Sembra di esserci, nella Edimburgo del 1828. Introdotti da un boia, per altro. Vuoi la meticolosa ricostruzione degli ambienti, vuoi i colori che rimandano a tante trasposizioni "ottocentesche" (il direttore della fotografia John Mathieson ha impiegato luci naturali stile "Barry Lyndon"), vuoi il calore delle serate al pub contrapposte al freddo nebbioso degli esterni circostanti, sembra proprio di aggirarsi per una città provinciale che sta diventando un crocevia di cultura e scienza, dove puoi sentir nominare - un po' troppo di frequente? - personaggi illustri e imbatterti ad esempio in un William Wordsworth.

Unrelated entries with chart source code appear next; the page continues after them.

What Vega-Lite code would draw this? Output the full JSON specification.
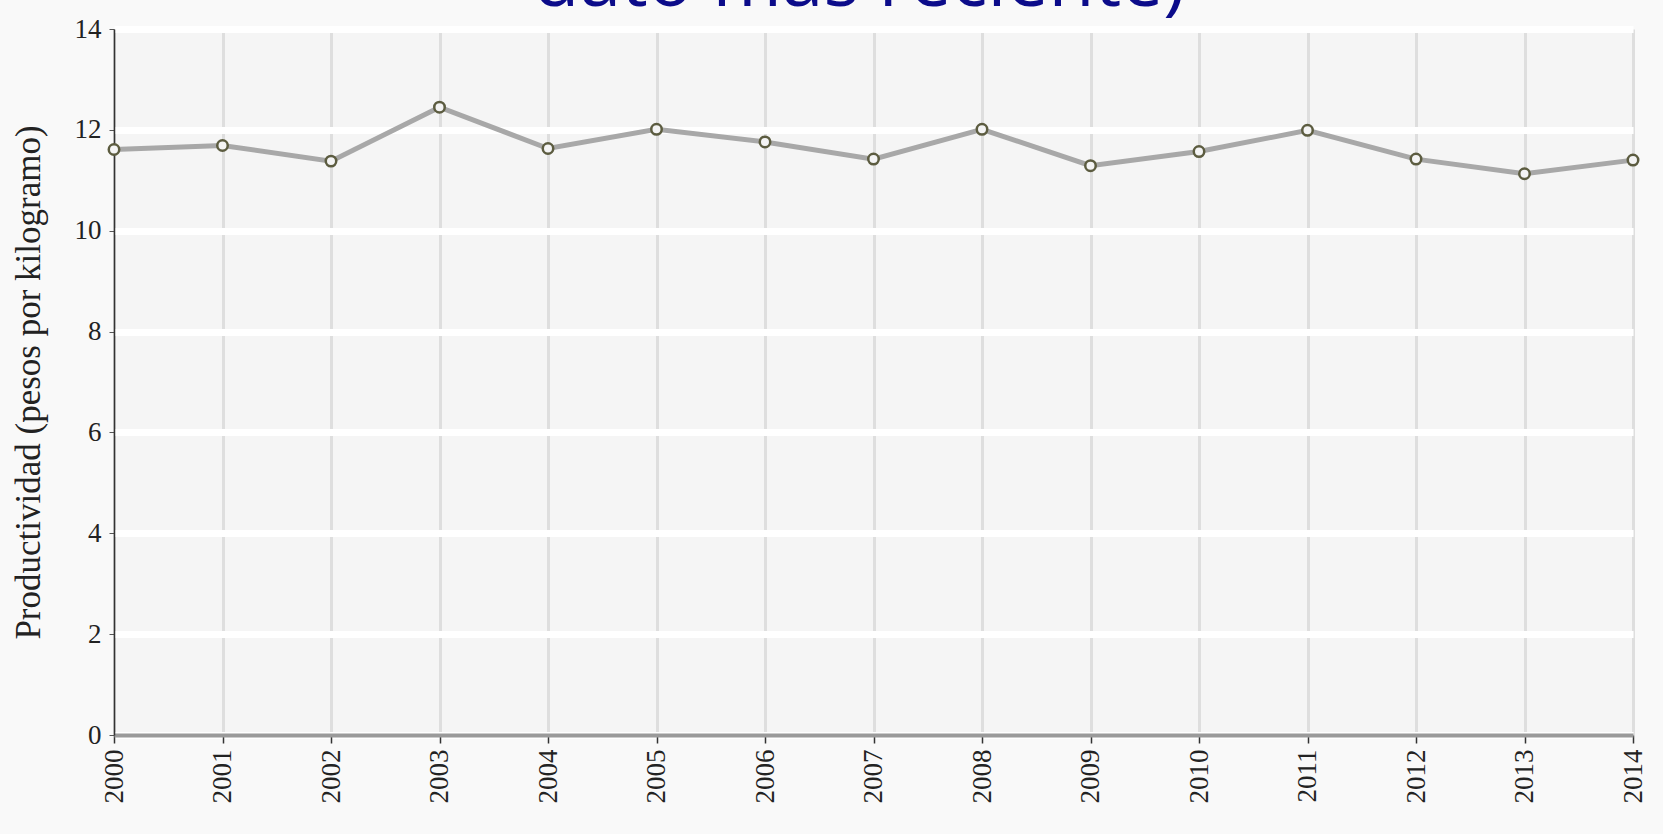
{
  "$schema": "https://vega.github.io/schema/vega-lite/v6.json",
  "autosize": "none",
  "width": 1519,
  "height": 706,
  "padding": {"left": 114, "top": 29, "right": 30, "bottom": 99},
  "background": "#f9f9f9",
  "title": {
    "text": "dato más reciente)",
    "font": "Open Sans",
    "fontSize": 75,
    "fontWeight": "normal",
    "color": "#0c0c8a",
    "frame": "group",
    "anchor": "middle",
    "baseline": "alphabetic",
    "offset": 0,
    "dx": -14,
    "dy": 66
  },
  "data": {
    "values": [
      {"anio": 2000, "productividad": 11.61},
      {"anio": 2001, "productividad": 11.69},
      {"anio": 2002, "productividad": 11.38},
      {"anio": 2003, "productividad": 12.45},
      {"anio": 2004, "productividad": 11.63},
      {"anio": 2005, "productividad": 12.01},
      {"anio": 2006, "productividad": 11.76},
      {"anio": 2007, "productividad": 11.42},
      {"anio": 2008, "productividad": 12.01},
      {"anio": 2009, "productividad": 11.29},
      {"anio": 2010, "productividad": 11.57},
      {"anio": 2011, "productividad": 11.99},
      {"anio": 2012, "productividad": 11.42},
      {"anio": 2013, "productividad": 11.13},
      {"anio": 2014, "productividad": 11.40}
    ]
  },
  "encoding": {
    "x": {
      "field": "anio",
      "type": "quantitative",
      "scale": {"domain": [2000, 2014], "nice": false, "zero": false},
      "axis": {
        "title": null,
        "values": [2000, 2001, 2002, 2003, 2004, 2005, 2006, 2007, 2008, 2009, 2010, 2011, 2012, 2013, 2014],
        "format": "d",
        "labelAngle": -90,
        "labelAlign": "right",
        "labelBaseline": "middle",
        "labelFont": "Liberation Serif",
        "labelFontSize": 27,
        "labelColor": "#222222",
        "labelPadding": 6,
        "domainColor": "#9a9a9a",
        "domainWidth": 4,
        "tickColor": "#333333",
        "tickSize": 8,
        "tickWidth": 1.5,
        "grid": true,
        "gridColor": "#dedede",
        "gridWidth": 3
      }
    },
    "y": {
      "field": "productividad",
      "type": "quantitative",
      "scale": {"domain": [0, 14], "nice": false},
      "axis": {
        "title": "Productividad (pesos por kilogramo)",
        "titleFont": "Liberation Serif",
        "titleFontSize": 35,
        "titleFontWeight": "normal",
        "titleColor": "#222222",
        "titlePadding": 28,
        "values": [0, 2, 4, 6, 8, 10, 12, 14],
        "labelFont": "Liberation Serif",
        "labelFontSize": 27,
        "labelColor": "#222222",
        "labelPadding": 8,
        "domainColor": "#333333",
        "domainWidth": 1.5,
        "tickColor": "#555555",
        "tickSize": 5,
        "grid": true,
        "gridColor": "#ffffff",
        "gridWidth": 7
      }
    }
  },
  "layer": [
    {
      "mark": {"type": "line", "color": "#a8a8a8", "strokeWidth": 5}
    },
    {
      "mark": {"type": "point", "shape": "circle", "size": 110, "filled": false, "fill": "#f4f4f4", "fillOpacity": 1, "stroke": "#5c5c40", "strokeWidth": 2.5, "opacity": 1}
    }
  ],
  "config": {
    "view": {"fill": "#f5f5f5", "stroke": null}
  }
}
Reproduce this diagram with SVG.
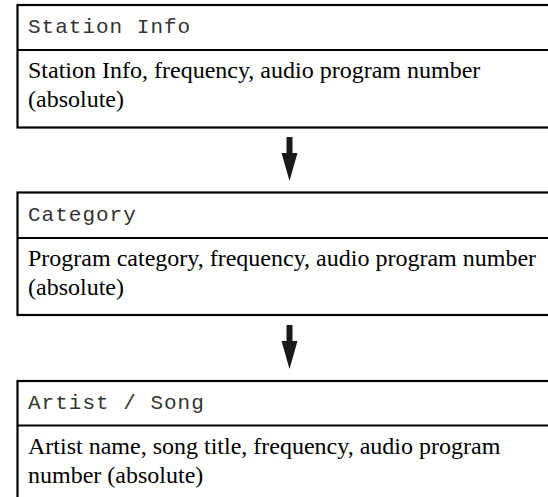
<svg xmlns="http://www.w3.org/2000/svg" width="548" height="497" viewBox="0 0 548 497">
<style>
.box{fill:#fff;stroke:#000;stroke-width:2.2}
.div{stroke:#000;stroke-width:2.2}
.hdr{font-family:"Liberation Mono","DejaVu Sans Mono",monospace;font-size:21px;letter-spacing:1px;fill:#333}
.body{font-family:"Liberation Serif","Times New Roman",serif;font-size:24px;fill:#000}
.arrow{fill:#1a1a1a}
</style>
<g id="node-station">
<rect class="box" x="17.5" y="5" width="560" height="122.5"/>
<line class="div" x1="17.5" y1="50" x2="560" y2="50"/>
<text class="hdr" x="28" y="33">Station Info</text>
<text class="body" x="28" y="78">Station Info, frequency, audio program number</text>
<text class="body" x="28" y="107">(absolute)</text>
</g>
<g id="node-category">
<rect class="box" x="17.5" y="192.5" width="560" height="122.5"/>
<line class="div" x1="17.5" y1="238" x2="560" y2="238"/>
<text class="hdr" x="28" y="221">Category</text>
<text class="body" x="28" y="266">Program category, frequency, audio program number</text>
<text class="body" x="28" y="295">(absolute)</text>
</g>
<g id="node-artist">
<rect class="box" x="17.5" y="381" width="560" height="140"/>
<line class="div" x1="17.5" y1="425.5" x2="560" y2="425.5"/>
<text class="hdr" x="28" y="409">Artist / Song</text>
<text class="body" x="28" y="454">Artist name, song title, frequency, audio program</text>
<text class="body" x="28" y="483">number (absolute)</text>
</g>
<g id="connectors">
<path class="arrow" d="M286.5 137 H292.5 V153 H297.5 L289.5 181 L281.5 153 H286.5 Z"/>
<path class="arrow" d="M286.5 325 H292.5 V341 H297.5 L289.5 369 L281.5 341 H286.5 Z"/>
</g>
</svg>
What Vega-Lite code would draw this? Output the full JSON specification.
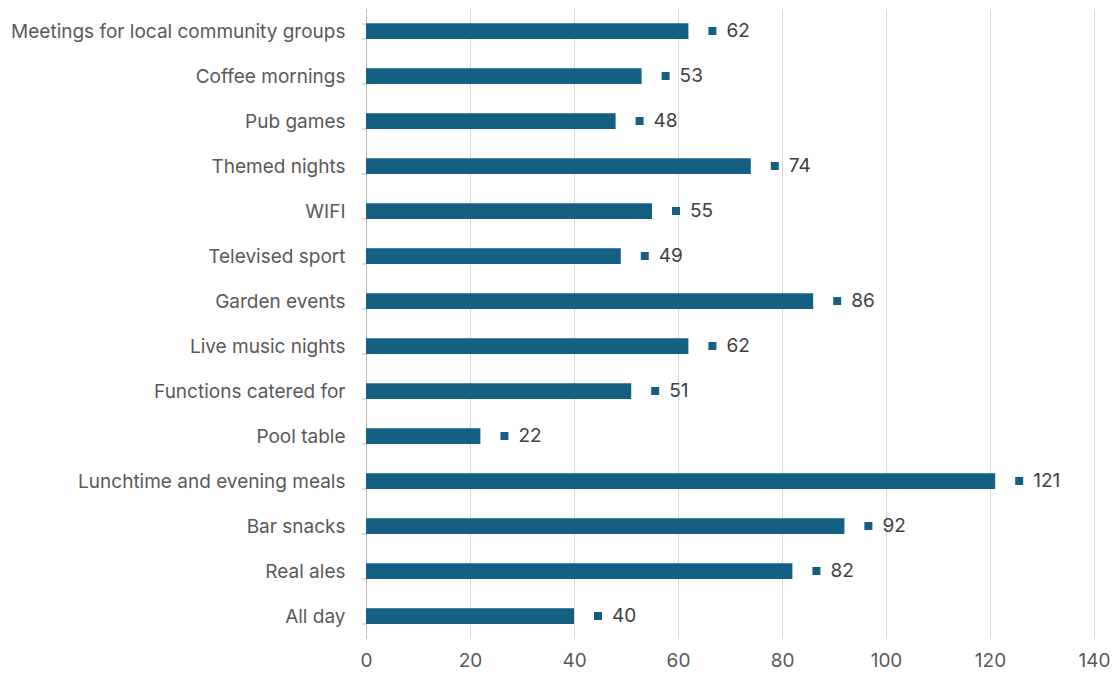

E incontrare facce di rara autenticità, accuratamente selezionate grazie a uno straordinario lavoro di casting (specie per i personaggi maschili) che affianca azzeccati caratteristi ai volti noti dei Christopher Lee (già Dracula), Tim Curry ("Rocky Horror"), Costa-Gavras. Tutti comprimari al servizio di Simon Pegg e Andy Serkis, i William Burke e William Hare realmente esistiti, narrati anche da Stevenson, già portati sullo schermo da Robert Wise ("La iena", con Boris Karloff) e Roy Ward Baker, tra gli altri.
In sala dopo da un passaggio fuori concorso al Festival di Roma, il ritorno al cinema, lontano da Hollywood, di John Landis, reduce dal flop del sequel dei "Blues Brothers" e dall'impegno televisivo nella serie "Masters of Horrors", non è il capolavoro cui qualcuno ha gridato. La folle anarchia del film con Belushi e Aykroyd è agli antipodi: qui si avvertono anzitutto un controllo maniacale, poi la necessità di voler divertire a tutti i costi, puntando sulle sistematiche smorfie degli attori - che paiono usciti da un film d'animazione - e su un ritmo ossessivo, monocorde, senza pause.
Il regista fa la spola tra due generi di cui maestro, l'horror e la commedia, innestando la seconda (decisamente predominante) sui cliché del primo, realizzando infine una gradevole favola gotica, nera, nerissima, che percorre a volo d'uccello tante, troppe tematiche. In primis i costi del progresso, che passa inevitabilmente da crimini e cadaveri, ma anche l'evoluzione dell'arte e della cultura, il rapporto tra piccoli delinquenti dilettanti e crimine organizzato. La realizzazione di una mappa dettagliata del corpo umano si giova dell'invenzione della fotografia; occorre denaro, non importa quanto legalmente ottenuto, per mettere in scena il primo "Macbeth" al femminile.
Nel film di Landis tutto ciò si interseca e la vicenda si dipana sulla base delle relazioni che intercorrono tra i personaggi. Una moglie scopre l'attività di quel farabutto del marito e si aggrega alla combriccola, si fa a gara a chi è più disonesto tra il medico progressista e innovativo e l'esimio collega conservatore e politicamente protetto, persone senza valore lo acquistano una volta morte, la storia inizia e si chiude con un'esecuzione. Sembra un horror, fa abbastanza ridere.